What you have to do: Retype every line from the start of the data down to and including the line with "Serif', 'Times New". Skip the pictures.

Data:
----

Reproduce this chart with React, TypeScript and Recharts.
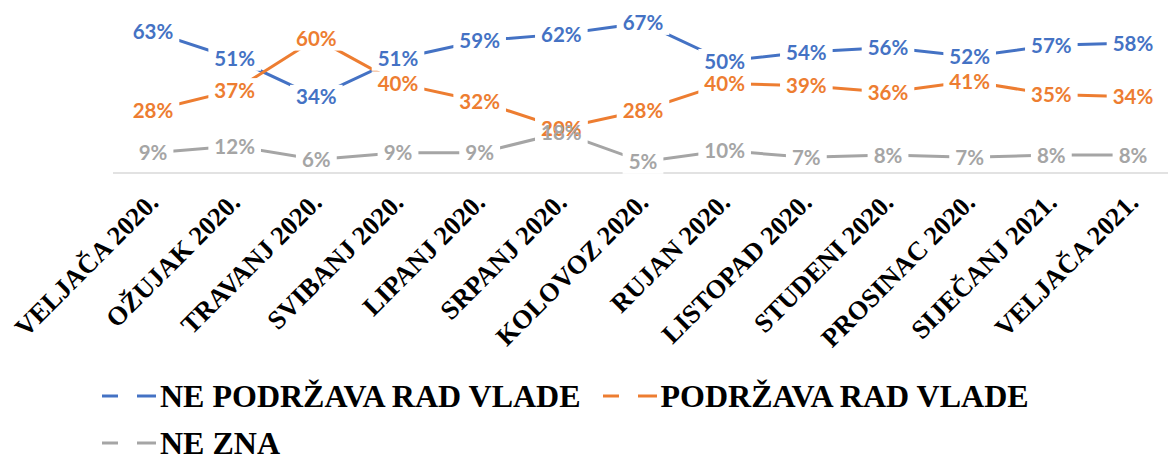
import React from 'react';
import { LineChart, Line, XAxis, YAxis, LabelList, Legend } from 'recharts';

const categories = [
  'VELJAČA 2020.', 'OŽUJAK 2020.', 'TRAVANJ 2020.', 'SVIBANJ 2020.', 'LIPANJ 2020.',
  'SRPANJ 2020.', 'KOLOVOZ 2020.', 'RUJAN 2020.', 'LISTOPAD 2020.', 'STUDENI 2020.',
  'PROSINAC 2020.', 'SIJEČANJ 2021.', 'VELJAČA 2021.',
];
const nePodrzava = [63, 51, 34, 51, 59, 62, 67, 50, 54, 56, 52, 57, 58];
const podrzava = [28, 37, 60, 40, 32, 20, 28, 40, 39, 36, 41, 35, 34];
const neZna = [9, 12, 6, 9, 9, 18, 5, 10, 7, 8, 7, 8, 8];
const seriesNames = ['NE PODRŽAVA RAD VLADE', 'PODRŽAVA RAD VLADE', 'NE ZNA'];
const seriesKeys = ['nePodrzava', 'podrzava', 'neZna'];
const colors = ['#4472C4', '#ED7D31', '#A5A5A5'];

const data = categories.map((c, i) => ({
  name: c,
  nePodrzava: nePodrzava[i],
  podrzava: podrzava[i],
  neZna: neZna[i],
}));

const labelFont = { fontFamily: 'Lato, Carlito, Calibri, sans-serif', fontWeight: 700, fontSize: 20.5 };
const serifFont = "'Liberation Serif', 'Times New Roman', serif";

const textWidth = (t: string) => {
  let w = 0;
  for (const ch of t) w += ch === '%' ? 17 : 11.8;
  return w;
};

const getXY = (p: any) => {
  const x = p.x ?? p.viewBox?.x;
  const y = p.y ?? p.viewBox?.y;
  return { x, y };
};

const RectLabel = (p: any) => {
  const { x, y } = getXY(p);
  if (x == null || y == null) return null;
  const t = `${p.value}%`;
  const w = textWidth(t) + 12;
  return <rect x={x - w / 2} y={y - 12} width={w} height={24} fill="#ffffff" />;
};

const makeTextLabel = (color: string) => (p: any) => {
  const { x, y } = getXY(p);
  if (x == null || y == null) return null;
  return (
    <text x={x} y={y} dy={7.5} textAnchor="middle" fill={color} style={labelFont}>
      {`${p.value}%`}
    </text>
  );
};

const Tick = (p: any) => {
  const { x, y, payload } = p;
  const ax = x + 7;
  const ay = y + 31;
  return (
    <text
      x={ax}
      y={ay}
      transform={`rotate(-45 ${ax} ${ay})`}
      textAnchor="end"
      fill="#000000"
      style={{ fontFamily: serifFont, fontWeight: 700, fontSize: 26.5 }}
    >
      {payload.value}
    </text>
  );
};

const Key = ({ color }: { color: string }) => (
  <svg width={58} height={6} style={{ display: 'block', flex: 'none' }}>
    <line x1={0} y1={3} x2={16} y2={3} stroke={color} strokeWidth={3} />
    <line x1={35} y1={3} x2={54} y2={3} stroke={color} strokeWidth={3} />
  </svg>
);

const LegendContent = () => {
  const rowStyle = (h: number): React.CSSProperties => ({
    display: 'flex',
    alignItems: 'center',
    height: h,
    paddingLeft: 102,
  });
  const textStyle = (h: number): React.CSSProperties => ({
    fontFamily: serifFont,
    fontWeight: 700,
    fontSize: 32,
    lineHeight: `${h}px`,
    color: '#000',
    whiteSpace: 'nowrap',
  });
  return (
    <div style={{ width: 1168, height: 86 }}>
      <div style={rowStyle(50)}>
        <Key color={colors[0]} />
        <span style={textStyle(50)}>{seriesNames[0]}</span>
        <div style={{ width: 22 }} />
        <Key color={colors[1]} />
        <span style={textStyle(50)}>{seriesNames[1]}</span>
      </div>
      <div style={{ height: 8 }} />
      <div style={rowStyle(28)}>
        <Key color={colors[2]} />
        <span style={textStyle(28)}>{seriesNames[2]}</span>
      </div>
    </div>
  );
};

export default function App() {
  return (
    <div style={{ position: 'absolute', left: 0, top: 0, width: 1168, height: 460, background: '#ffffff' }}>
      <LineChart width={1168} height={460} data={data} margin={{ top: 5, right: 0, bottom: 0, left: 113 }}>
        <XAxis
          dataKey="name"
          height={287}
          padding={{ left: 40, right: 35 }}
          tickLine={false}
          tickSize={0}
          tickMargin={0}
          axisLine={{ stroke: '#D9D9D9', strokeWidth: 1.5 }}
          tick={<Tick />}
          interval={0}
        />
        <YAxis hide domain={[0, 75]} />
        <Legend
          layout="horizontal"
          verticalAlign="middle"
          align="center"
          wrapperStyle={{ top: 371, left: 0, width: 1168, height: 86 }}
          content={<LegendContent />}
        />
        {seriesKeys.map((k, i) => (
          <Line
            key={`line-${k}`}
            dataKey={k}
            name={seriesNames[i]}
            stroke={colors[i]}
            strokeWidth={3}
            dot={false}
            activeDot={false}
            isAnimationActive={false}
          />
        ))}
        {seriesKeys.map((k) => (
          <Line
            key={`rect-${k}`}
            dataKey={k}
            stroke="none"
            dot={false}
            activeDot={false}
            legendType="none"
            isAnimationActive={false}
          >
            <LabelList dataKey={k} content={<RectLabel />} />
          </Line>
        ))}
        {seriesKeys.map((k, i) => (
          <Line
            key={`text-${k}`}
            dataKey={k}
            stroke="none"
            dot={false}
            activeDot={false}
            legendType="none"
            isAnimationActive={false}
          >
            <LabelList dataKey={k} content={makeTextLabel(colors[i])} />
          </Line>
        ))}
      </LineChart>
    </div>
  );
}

----

Result:
Reproduce this chart with React, TypeScript and Recharts.
import React from 'react';
import { LineChart, Line, XAxis, YAxis, LabelList, Legend } from 'recharts';

const categories = [
  'VELJAČA 2020.', 'OŽUJAK 2020.', 'TRAVANJ 2020.', 'SVIBANJ 2020.', 'LIPANJ 2020.',
  'SRPANJ 2020.', 'KOLOVOZ 2020.', 'RUJAN 2020.', 'LISTOPAD 2020.', 'STUDENI 2020.',
  'PROSINAC 2020.', 'SIJEČANJ 2021.', 'VELJAČA 2021.',
];
const nePodrzava = [63, 51, 34, 51, 59, 62, 67, 50, 54, 56, 52, 57, 58];
const podrzava = [28, 37, 60, 40, 32, 20, 28, 40, 39, 36, 41, 35, 34];
const neZna = [9, 12, 6, 9, 9, 18, 5, 10, 7, 8, 7, 8, 8];
const seriesNames = ['NE PODRŽAVA RAD VLADE', 'PODRŽAVA RAD VLADE', 'NE ZNA'];
const seriesKeys = ['nePodrzava', 'podrzava', 'neZna'];
const colors = ['#4472C4', '#ED7D31', '#A5A5A5'];

const data = categories.map((c, i) => ({
  name: c,
  nePodrzava: nePodrzava[i],
  podrzava: podrzava[i],
  neZna: neZna[i],
}));

const labelFont = { fontFamily: 'Lato, Carlito, Calibri, sans-serif', fontWeight: 700, fontSize: 20.5 };
const serifFont = "'Liberation Serif', 'Times New Roman', serif";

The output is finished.